Friday, January 15, 2010
Not counting 1Q84, which is due to be published in September 2011 according to most reports, did you know that Haruki Murakami still has two novels not published in America? Well now you do!
The two novels in question are called Kaze no uta o kike (風の歌を聴け）and 1973-nen no Pinbouru (1973年のピンボール), and in English, they're called Hear the Wind Sing and Pinball, 1973 respectively. They're the first two novels Murakami ever wrote, and along with A Wild Sheep Chase, the three novels make up the Trilogy of the Rat, as all three novels star the same protagonist who has a friend nicknamed "the Rat" (Of course, Dance Dance Dance is a sequel to A Wild Sheep Chase, making it really a tetralogy, but I guess the name was invented before Dance Dance Dance was published. Besides, who says the word tetralogy? Nobody, that's who! Can we bring this parenthetical aside to a close already??). Reportedly, they're unavailable in America because Murakami himself has admitted that he doesn't think they're very good anymore, and refuses to grant publishing rights.

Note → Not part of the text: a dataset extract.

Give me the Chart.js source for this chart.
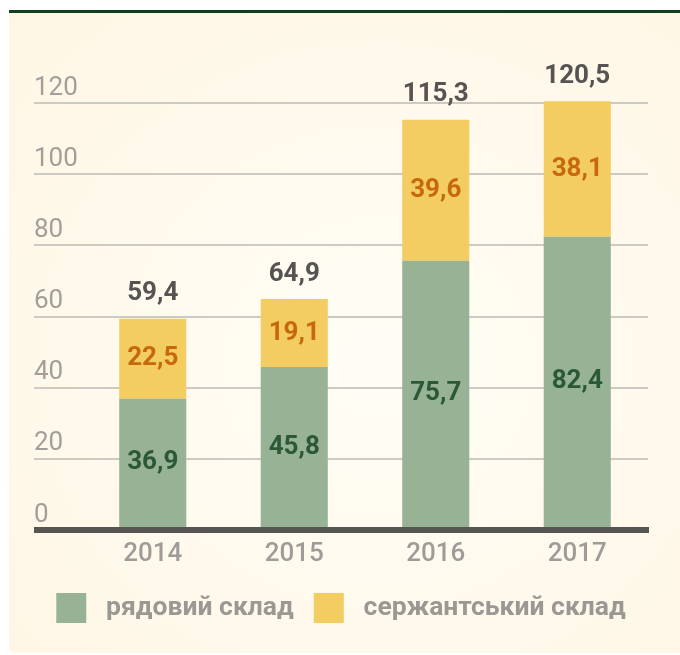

However, there is an official English translation available for both novels, if you have the internet-savvy and/or money to hunt them down.A long time ago (I could check the publication dates but I don't feel like it), Kodansha published English versions of Murakami's most famous works within Japan into English as part of their "Kodansha English Library" collection or some such, basically with the idea that Japanese college students would read them to learn English. And in the back of the novel, there is in fact a page by page listing of uncommon vocabulary and phrases with English to Japanese translations. The best part about these versions is that they're translated by Alfred Birnbaum, who is the translator for the official English version of A Wild Sheep Chase and Dance Dance Dance. (And for those interested in translation comparison, Norwegian Wood is available (officially) from Vintage and translated by Jay Rubin, and in a Kodansha "English Library" version translated by Alfred Birnbaum. I haven't compared the two yet, but I bet it would be fascinating and intend to do so when I can get a hold of a copy.)
Hear the Wind Sing is pretty easy to find online, and will probably cost you about 15 bucks. If I wrote this post a few months ago, I would've said Pinball, 1973 is nearly impossible to get without a couple hundred bucks (or a couple thousand for some rare first editions). But as it turns out, it was just reprinted in Japan about three weeks ago(!!!), and most people on eBay are selling for about $20-25.
It's pretty awesome that its now reprinted, easy-to-get, and fairly inexpensive for non-Japanese reading Murakami-enthusiasts. I ordered and read Hear the Wind Sing a couple years ago and liked it, but I don't remember it very well anymore. Pinball, 1973, which I just read, was surprisingly enjoyable, though it is still far from Murakami's other works. Part of the problem is length; both novels are ridiculously short (I guess you could call them novellas in that sense), so they don't go anywhere. Pinball, 1973 is also where Murakami first tries out his alternating narrator technique. The problem is, the chapters about the Rat are really boring. It provides a missing link to what you find out happens to the Rat in A Wild Sheep Chase, but are otherwise thoroughly unnecessary. The plot is crazy-thin, really more of a series of unrelated events regarding the narrator's lonely and directionless life (a theme Murakami will end up perfecting in later novels). However, some sequences are really touching and others are really hilarious, so I think its still worth a read. I mean, the climax of the novel is the protagonist having a conversation with a Pinball machine.What more do you want??
I decided to write about Pinball, 1973 to celebrate that I finally actually read it. I've had a legally-dubious PDF version that I found online on my computer for years, and have started reading it no less than four times only to put it down at various points. Now that I have finally read it, I can now say that I have officially read every single Murakami novel published in English. This victory is short lived of course, now that 1Q84 has a street-date, and it's even less exciting, now that I know I could have easily read it with an actual book in my hands. Oh well. I'm ordering it now. At least it'll look good on my bookshelf.